Employers can plug the gap at a relatively low cost (about 0.25% to 0.5% of payroll). Group disability programs come in two flavors, short-term (covered here) and long-term (covered elsewhere). Short-term plans cover the first three to twelve months of a disability, and long-term plans cover the period after that.
The major cost determinants are:
- Your Industry
- Your Employee Sex Mix (STD has a heavy maternity component, which makes females more expensive than males)
- Your Age Profile (generally, older is more expensive, but so are males under age 30
The Hidden Money-Saving Component of STD
One of the advantages STD plans give the employer falls in the area of Workers Compensation.
Every employer must offer workers compensation insurance (in Massachusetts that’s true even if you’re a one-person firm!.) It’s state law.

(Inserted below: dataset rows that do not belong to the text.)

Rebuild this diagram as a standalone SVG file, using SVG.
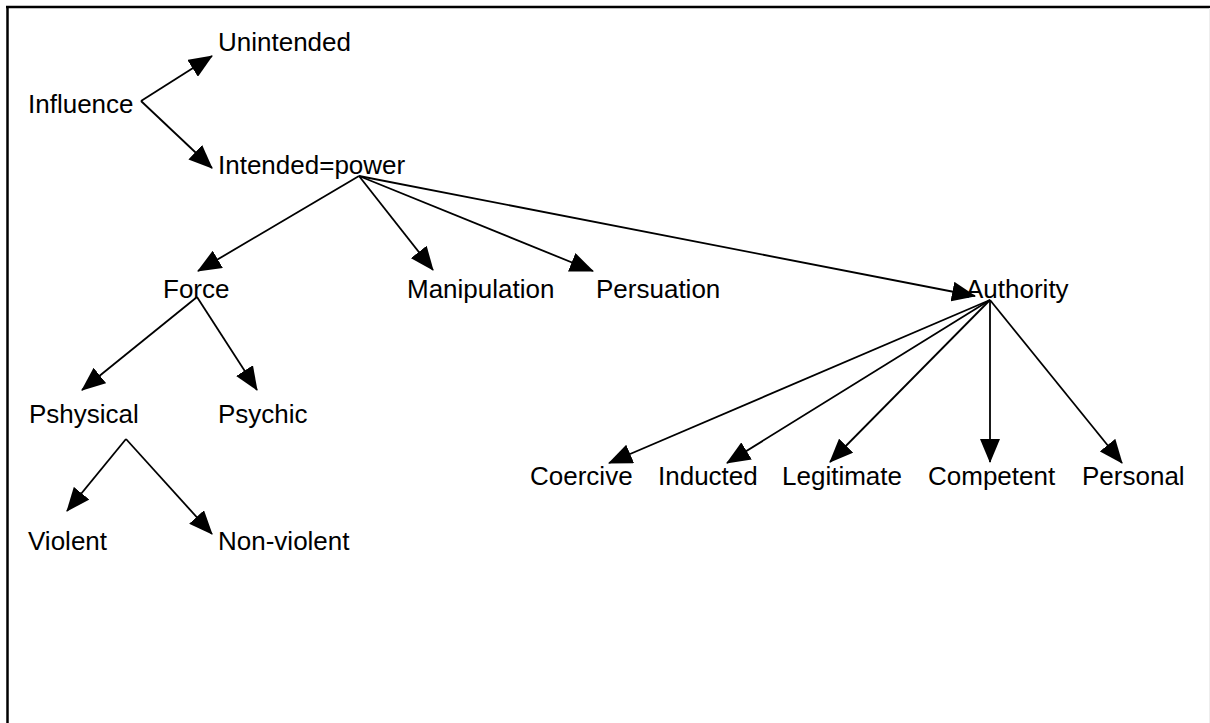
<svg xmlns="http://www.w3.org/2000/svg" width="1210" height="723" viewBox="0 0 1210 723">
<defs>
<style>
text{font-family:"Liberation Sans",Arial,sans-serif;font-size:26px;fill:#000}
.c line{stroke:#000;stroke-width:1.8;marker-end:url(#ah)}
</style>
<marker id="ah" markerUnits="userSpaceOnUse" markerWidth="24" markerHeight="20" viewBox="0 0 24 20" refX="23" refY="10" orient="auto">
<path d="M0,0 L24,10 L0,20 z" fill="#000"/>
</marker>
</defs>
<rect width="1210" height="723" fill="#fff"/>
<g id="frame" fill="none">
<line x1="6" y1="7" x2="1210" y2="7" stroke="#000" stroke-width="2.5"/>
<line x1="7.5" y1="6" x2="7.5" y2="723" stroke="#000" stroke-width="2.5"/>
<line x1="1209.5" y1="8" x2="1209.5" y2="723" stroke="#eee" stroke-width="1"/>
</g>
<g class="c" id="connectors">
<line x1="141" y1="101" x2="212" y2="56"/>
<line x1="141" y1="101" x2="212" y2="168"/>
<line x1="359" y1="176" x2="198" y2="271"/>
<line x1="359" y1="176" x2="433" y2="270"/>
<line x1="359" y1="176" x2="593" y2="271"/>
<line x1="359" y1="176" x2="975" y2="296"/>
<line x1="197" y1="297" x2="82" y2="390"/>
<line x1="197" y1="297" x2="257" y2="390"/>
<line x1="126" y1="439" x2="67" y2="511"/>
<line x1="126" y1="439" x2="212" y2="534"/>
<line x1="990" y1="300" x2="609" y2="463"/>
<line x1="990" y1="300" x2="727" y2="463"/>
<line x1="990" y1="300" x2="830" y2="462"/>
<line x1="990" y1="300" x2="990" y2="462"/>
<line x1="990" y1="300" x2="1122" y2="463"/>
</g>
<g id="n-influence"><text x="28" y="113">Influence</text></g>
<g id="n-unintended"><text x="218" y="51">Unintended</text></g>
<g id="n-intended"><text x="218" y="174">Intended=power</text></g>
<g id="n-force"><text x="163" y="298">Force</text></g>
<g id="n-manipulation"><text x="407" y="298">Manipulation</text></g>
<g id="n-persuation"><text x="596" y="298">Persuation</text></g>
<g id="n-authority"><text x="966" y="298">Authority</text></g>
<g id="n-pshysical"><text x="29" y="423">Pshysical</text></g>
<g id="n-psychic"><text x="218" y="423">Psychic</text></g>
<g id="n-violent"><text x="28" y="550">Violent</text></g>
<g id="n-nonviolent"><text x="218" y="550">Non-violent</text></g>
<g id="n-coercive"><text x="530" y="485">Coercive</text></g>
<g id="n-inducted"><text x="658" y="485">Inducted</text></g>
<g id="n-legitimate"><text x="782" y="485">Legitimate</text></g>
<g id="n-competent"><text x="928" y="485">Competent</text></g>
<g id="n-personal"><text x="1082" y="485">Personal</text></g>
</svg>
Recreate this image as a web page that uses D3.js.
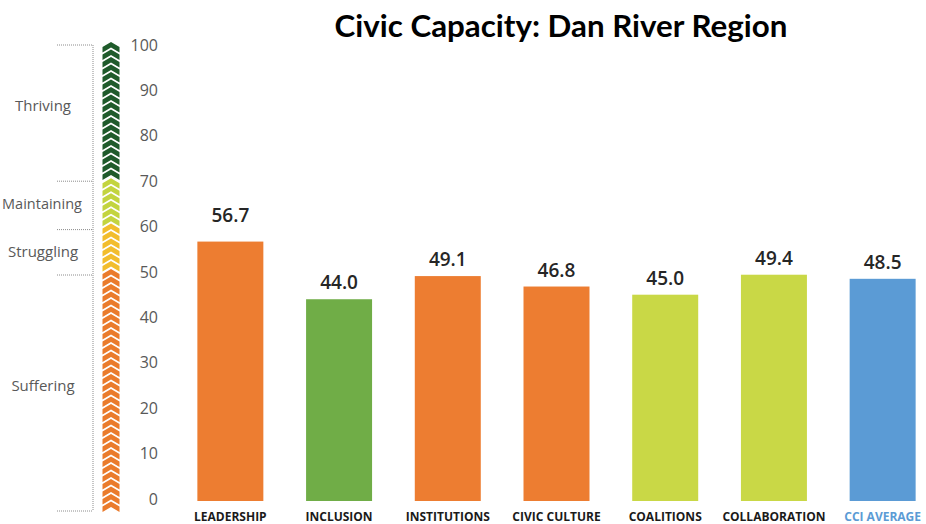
<!DOCTYPE html>
<html>
<head>
<meta charset="utf-8">
<script src="https://cdn.jsdelivr.net/npm/d3@7"></script>
<style>
  html, body { margin: 0; padding: 0; background: #fff; }
  svg { display: block; }
</style>
</head>
<body>
<svg id="chart" width="926" height="524"></svg>
<script>
// ---- data ----
const categories = ["LEADERSHIP", "INCLUSION", "INSTITUTIONS", "CIVIC CULTURE", "COALITIONS", "COLLABORATION", "CCI AVERAGE"];
const values = [56.7, 44.0, 49.1, 46.8, 45.0, 49.4, 48.5];
const barColors = ["#ed7d31", "#70ad47", "#ed7d31", "#ed7d31", "#c9d846", "#c9d846", "#5b9bd5"];
const yTicks = [0, 10, 20, 30, 40, 50, 60, 70, 80, 90, 100];
const zoneNames = ["Thriving", "Maintaining", "Struggling", "Suffering"];
const zoneFrom = [70, 60, 50, 0];
const zoneTo = [100, 70, 60, 50];
const zoneColors = ["#1f5b2b", "#c3d43f", "#f2bd2c", "#ea7b2c"];
const title = "Civic Capacity: Dan River Region";

// ---- layout ----
const svg = d3.select("#chart");
const y = d3.scaleLinear().domain([0, 100]).range([499, 45]);
const x = d3.scaleBand().domain(categories).range([176, 937]).paddingInner(0.393).paddingOuter(0.1965);

// title
const t = svg.append("text")
  .attr("x", 561).attr("y", 37)
  .attr("text-anchor", "middle")
  .style("font-family", "Lato, 'Open Sans', sans-serif")
  .style("font-weight", "bold")
  .style("font-size", "30px")
  .attr("fill", "#000")
  .text(title);
const tw = t.node().getComputedTextLength();
t.style("font-size", (30 * 453 / tw) + "px");

// y axis tick labels
const axis = d3.axisLeft(y).tickValues(yTicks).tickSize(0).tickPadding(0);
const gAxis = svg.append("g").attr("transform", "translate(158,0)").call(axis);
gAxis.select(".domain").remove();
gAxis.selectAll("text")
  .style("font-family", "'Open Sans', sans-serif")
  .style("font-size", "16px")
  .attr("fill", "#595959");

// chevron column
const chevronPitch = 7.5;
const chevronPath = "M0,0 L8.5,5 L8.5,10.5 L0,5.5 L-8.5,10.5 L-8.5,5 Z";
const gChev = svg.append("g").attr("transform", "translate(111,0)");
zoneNames.forEach((name, i) => {
  const top = y(zoneTo[i]) - 3;
  const bottom = (zoneFrom[i] === 0 ? y(0) + 10 : y(zoneFrom[i]) - 3);
  const n = Math.round((bottom - top) / chevronPitch);
  const ys = d3.range(n).map(k => top + k * chevronPitch);
  gChev.selectAll(null).data(ys).join("path")
    .attr("d", chevronPath)
    .attr("transform", d => `translate(0,${d})`)
    .attr("fill", zoneColors[i]);
});

// dotted brackets
const dotted = { stroke: "#8c8c8c", "stroke-width": 1, "stroke-dasharray": "1,1" };
const bracketYs = [y(100), y(70), y(60) + 3, y(50) + 3, y(0) + 12];
bracketYs.forEach(v => {
  const l = svg.append("line").attr("x1", 57).attr("x2", 93).attr("y1", v).attr("y2", v);
  Object.entries(dotted).forEach(([k, val]) => l.attr(k, val));
});
const vl = svg.append("line").attr("x1", 93).attr("x2", 93).attr("y1", y(100)).attr("y2", y(0) + 12);
Object.entries(dotted).forEach(([k, val]) => vl.attr(k, val));

// zone labels
const zoneLabelY = [107, 205, 253, 387];
const zoneLabelX = [43, 42, 43, 43];
zoneNames.forEach((name, i) => {
  svg.append("text")
    .attr("x", zoneLabelX[i]).attr("y", zoneLabelY[i])
    .attr("text-anchor", "middle")
    .attr("dominant-baseline", "middle")
    .style("font-family", "'Open Sans', sans-serif")
    .style("font-size", i === 1 ? "14.5px" : "15px")
    .attr("fill", "#595959")
    .text(name);
});

// bars
svg.selectAll("rect.bar").data(categories).join("rect")
  .attr("class", "bar")
  .attr("x", d => x(d))
  .attr("width", x.bandwidth())
  .attr("y", (d, i) => y(values[i]))
  .attr("height", (d, i) => 501 - y(values[i]))
  .attr("fill", (d, i) => barColors[i]);

// value labels
svg.selectAll("text.val").data(categories).join("text")
  .attr("class", "val")
  .attr("x", d => x(d) + x.bandwidth() / 2)
  .attr("y", (d, i) => y(values[i]) - (i === 0 ? 20 : 10))
  .attr("text-anchor", "middle")
  .style("font-family", "'Open Sans', sans-serif")
  .style("font-size", "19px")
  .style("font-weight", "600")
  .attr("fill", "#262626")
  .text((d, i) => values[i].toFixed(1));

// category labels
svg.selectAll("text.cat").data(categories).join("text")
  .attr("class", "cat")
  .attr("x", d => x(d) + x.bandwidth() / 2)
  .attr("y", 521)
  .attr("text-anchor", "middle")
  .style("font-family", "'Open Sans', sans-serif")
  .style("font-weight", "bold")
  .style("font-size", "12px")
  .attr("fill", (d, i) => i === categories.length - 1 ? "#5b9bd5" : "#1a1a1a")
  .text(d => d);
</script>
</body>
</html>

Because of that, many employers don’t offer short-term disability, which covers off-the-job injuries and illnesses. They figure they’re already protecting the employees with Workers Comp.
So what happens to the employee who tears up his knee over the weekend? He can’t work because his knee’s killing him, but he can’t afford to miss a week of work.
Sometimes his answer is to come to work where — an hour or so after arriving — he has an unfortunate “accident.”
Voila! Problem solved. In fact, one study showed that 20% of all workplace “accidents” in a typical blue collar environment occurred in the first hour of Monday mornings!
Here’s the problem: Workers Comp rates are modified (upward) when you have a claim. So that softball victim just increased your premium for next year.
But with a short-term disability plan in place, that temptation disappears. Your employee knows he has coverage, so he never comes in at all.
Result? Your workers compensation mod factor isn’t adjusted upward, and the short-term disability program helps keep workers compensation costs under control. What about the increase in the Short Term Disability rates?
For companies under 100 employees, there probably isn’t one.
- There isn’t any reporting of actual claims for groups <100 employees
- Carriers will raise your rates at renewal if you have bad claims, but
- You can move to another carrier without them expecting to see your claims history
- So the next carrier will look only at the age/sex/job makeup of your group
- Isn’t it funny how carriers will tell you that they “don’t give claims rating credibility to small accounts” when your claims are good, but
- they’ll point to how bad your claims are (as an excuse to raise rates) when your claims are bad?
At any rate, that means that if you’re smaller than 100 employees you can readily jump from carrier to carrier whenever you desire. You lose that flexibility when you’re larger than 100 employees, but there are other ways to manage that, and they’re covered under a different STD design section.